Так оно и было. Уже в два года Бен был поразительным существом. Вдруг немедленно требовал любви и нежности — хватал ее за грудь, за руку, но как только получал нужное (а это случалось быстро), обмякал и ни на что не реагировал, пока его не отпускали. Она возила его к врачу, Бен там сидел неподвижно, плотно сжав губы, — мальчик-стоик в водолазке и с удручающей способностью никого не пускать в душу. Кажется, тогда даже врач не на шутку перепугался и, сунув Бену дешевый леденец на палочке, велел прийти через полгода, если в поведении ребенка ничего не изменится. Ничего не изменилось.

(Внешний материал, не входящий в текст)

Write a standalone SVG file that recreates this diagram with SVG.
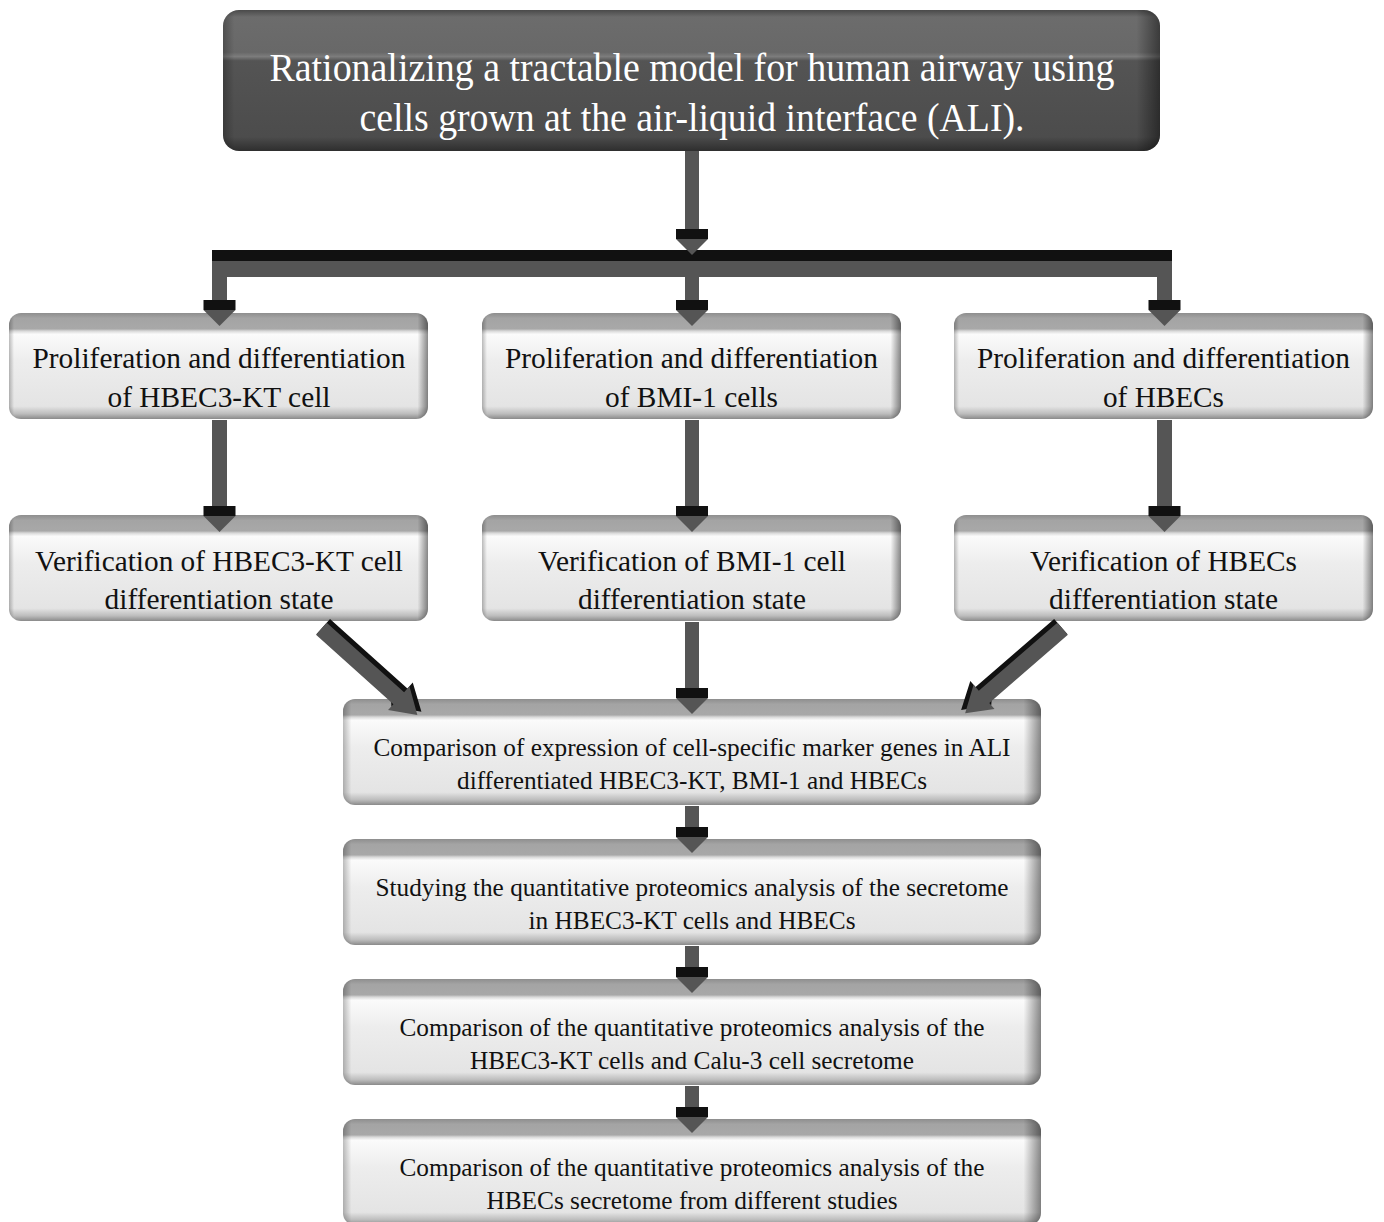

— Угрюмый вид — это не преступление, — сказала Пэтти. — Раннер тоже угрюмый.

— Раннер мудак, а это не одно и то же. Бен на него не похож.

— Ему пятнадцать лет, — начала Пэтти и замолчала.

Взгляд упал на банку со старыми гвоздями на полке, банку, которую вряд ли передвигали с тех пор, как ее туда поставил отец. На банке была прилеплена бумажка с надписью «Гвозди» прямым отцовским почерком.

От цементного пола в гараже тянуло холодом сильнее, чем с улицы. В одном углу стояла старая пластиковая бутыль с замерзшей водой, деформировавшей стенки. Воздух, который они выдыхали, да и сигаретный дым, прежде чем раствориться, долго стоял столбом. Но все равно она чувствовала себя удивительно хорошо среди всех этих старых инструментов, которые до сих пор мысленно представляла в руках отца: грабли, топоры самых разных размеров; на полках теснились банки с шурупами, гвоздями и шайбами. Добрые чувства вызывал даже металлический ящик для льда с проржавевшим дном: в нем отец остужал пиво, когда слушал здесь радиорепортажи с бейсбольных и баскетбольных матчей.

Вот только было тревожно оттого, что Диана так мало говорит, ведь обычно она предлагает множество версий, даже если не придерживается никакой конкретной точки зрения. Еще больше тревожило, что сестра сидит почти неподвижно, а не озирается вокруг, примечая, что бы поправить или переставить, потому что Диана — натура деятельная и не может просто так сидеть и разговаривать.

— Пэтти, я должна тебе рассказать то, что слышала собственными ушами. Я сначала вообще не хотела ничего тебе говорить, потому что это конечно же неправда. Но ты мать, и тебе следует быть в курсе и… черт, не знаю, просто ты должна знать.

— Говори.

— Играл ли Бен когда-нибудь с сестрами так, чтобы это выглядело подозрительно?

Пэтти молча смотрела на Диану, не понимая, о чем она толкует.

— Так, чтобы люди могли заподозрить… сексуальные намерения?

Пэтти чуть не задохнулась:

— Он их ненавидит! — Она удивилась облегчению, с которым это произнесла. — Он старается общаться с ними как можно меньше.

Диана прикурила следующую сигарету, коротко кивнула:

— Это хорошо. Но это не все. Одна приятельница рассказала мне, что ходят слухи, будто кто-то жалуется на поведение Бена в школе. Несколько девочек из начальных классов, ровесницы Мишель, сказали, что целовались с ним, а он вроде бы то ли трогал их, то ли еще что. Может, и того хуже. То, о чем я слышала, — это еще хуже.

— Бен?! Ты понимаешь, что это полная чушь!

Пэтти подскочила, не зная, что делать с ногами, куда девать руки. Она дернулась направо, потом налево, как потерявшаяся собака, и тяжело опустилась обратно на стул. Ремень, удерживавший ножки, лопнул.